The 737NG output has stayed at high rates for almost two decades, offering a steady stream of overhaul work for airframe and engine MRO providers. Most of this is for the 737-800, which will provide $14.7 billion of maintenance demand in 2018, rising to nearly $16.6 billion in 2022.
“The 737NG fleet is large and drives a lot of maintenance requirements,” agrees Troy Jonas, vice president of global sales and marketing for MRO provider AAR. It will continue to drive a large share of MRO needs in the foreseeable future.
Aviation Week Network expects the maintenance market for all 737 types to reach $21.7 billion in 2018. Of that total, 41% is projected for component work, 27% for engine maintenance, 22% for line maintenance, 5% for airframe work and 5% for modifications.
FL Technics reports that 737NGs entering its hangars are on average 9.5 years old. At that age, most 737NGs are approaching their first heavy check. The company says its turnaround time for an initial C check is 3-4 days, rising to 11-14 days for older aircraft requiring heavier checks that incorporate some out-of-phase work.
One of the most time-consuming aspects of heavy checks is fuel tank inspections, which require “many hours to remove the sealant inside the fuel tanks so we can access the structure to do both visual and [nondestructive testing] inspections,” Jonas says. “The irony is it takes all that effort, but we very rarely find defects—it’s just part of the inspection requirements.”
Both AAR and FL Technics report vapor barrier cracking near the wing root as a common issue during 737NG checks. “Cracks are often found in the wing root structure, and they require reinforcing repair, involving repairs to the fuel tank structure,” says Kestutis Jasutis, head of production planning for base maintenance at FL Technics.
Access to the affected sites is difficult, however, and further operational checks are required after repairs are performed. Even then, problems can recur: “A few issues that we see occur are with the lower 663 section vapor barrier,” says Jonas. “It’s fairly common to find that it’s cracked, and previous repairs to the same area have not proven to hold up.”
Another common problem is corrosion near wet areas such as bathrooms and galleys, although such issues are not restricted to the 737NG and often occur on any type of aging aircraft.

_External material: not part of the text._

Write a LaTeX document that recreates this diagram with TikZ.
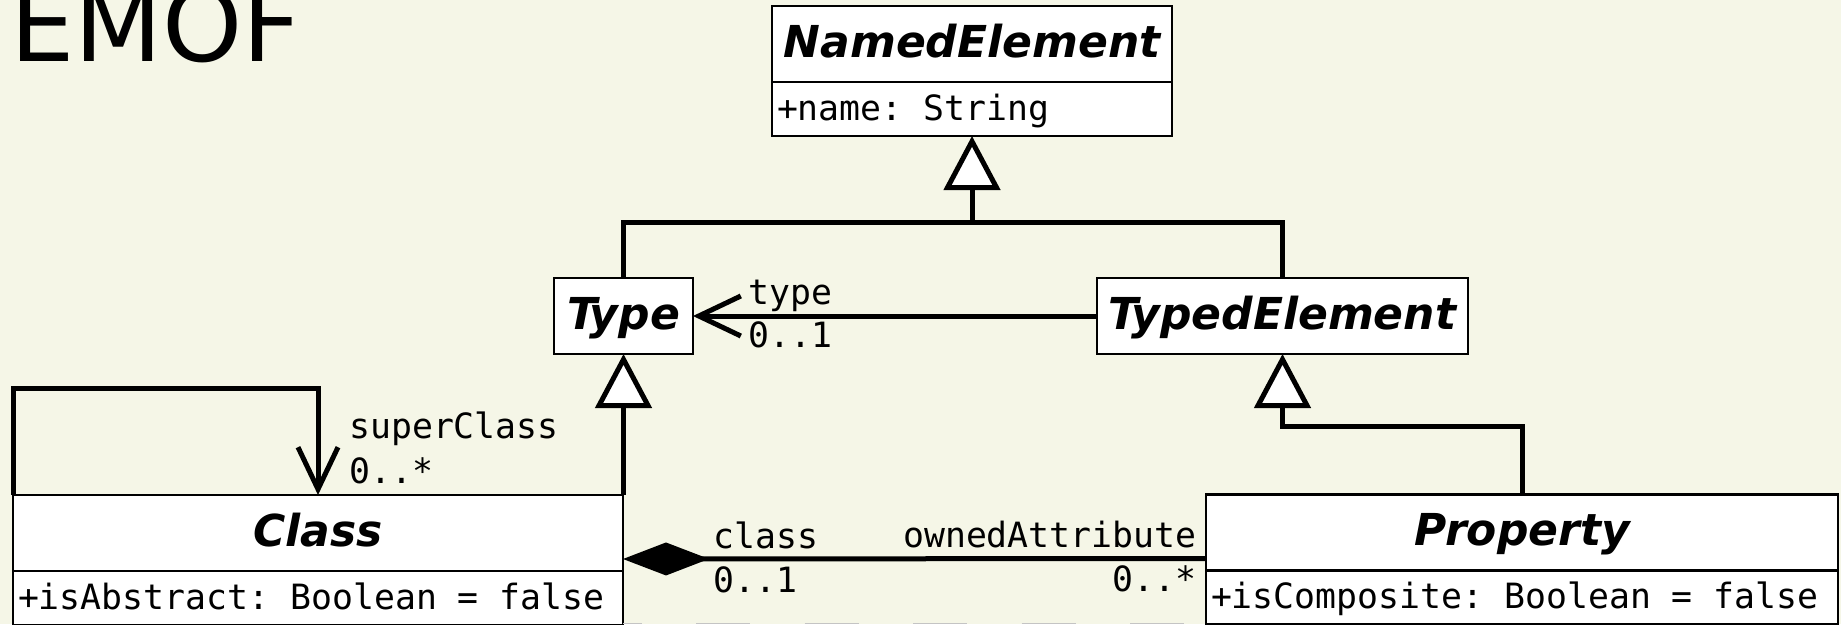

At their most severe, such problems can require floor beam replacements.
Unlike the A320, which comes with a choice of CFM or IAE powerplants, the 737NG is powered only by the CFM56-7B. Boeing also released the 737 MAX with a single-engine option—the CFM Leap 1B—and some industry watchers say this has hurt its sales against the A320neo, although lack of choice never harmed its predecessor, the 737NG.
Instead, the 737NG has benefited from an engine that has proved extraordinarily reliable and durable, with some lasting one-third longer than their initially envisaged mean time between overhauls. And despite being 16% less fuel-efficient than the new Leap engine, the CFM56-7B still offers economic operations for cost-conscious operators.
The Aviation Week Network predicts CFM56-7B maintenance spending will jump to $4.2 billion in 2018 from $3.3 billion last year, stabilize until 2022 and then steadily rise to $6.5 billion by 2026.
However, those forecasts may prove an underestimate because they were made before the uncontained failure of a CFM56-7B on a Southwest Airlines flight in April. Following the accident, in which one passenger died after engine debris shattered an adjacent window, the FAA and European Aviation Safety Agency ordered operators to perform ultrasonic inspections of any -7B fan blades with more than 30,000 cycles. The airworthiness directive (AD) was then extended to mandate inspection of fan blades before they reach 20,000 cycles, with follow-up checks required every 3,000 cycles.
The April incident, and another engine failure that occurred with a different Southwest 737 in 2016, were both linked to metal fatigue. The FAA said the extended AD covers about 3,700 engines, which will increase unscheduled maintenance spending considerably over previous forecasts.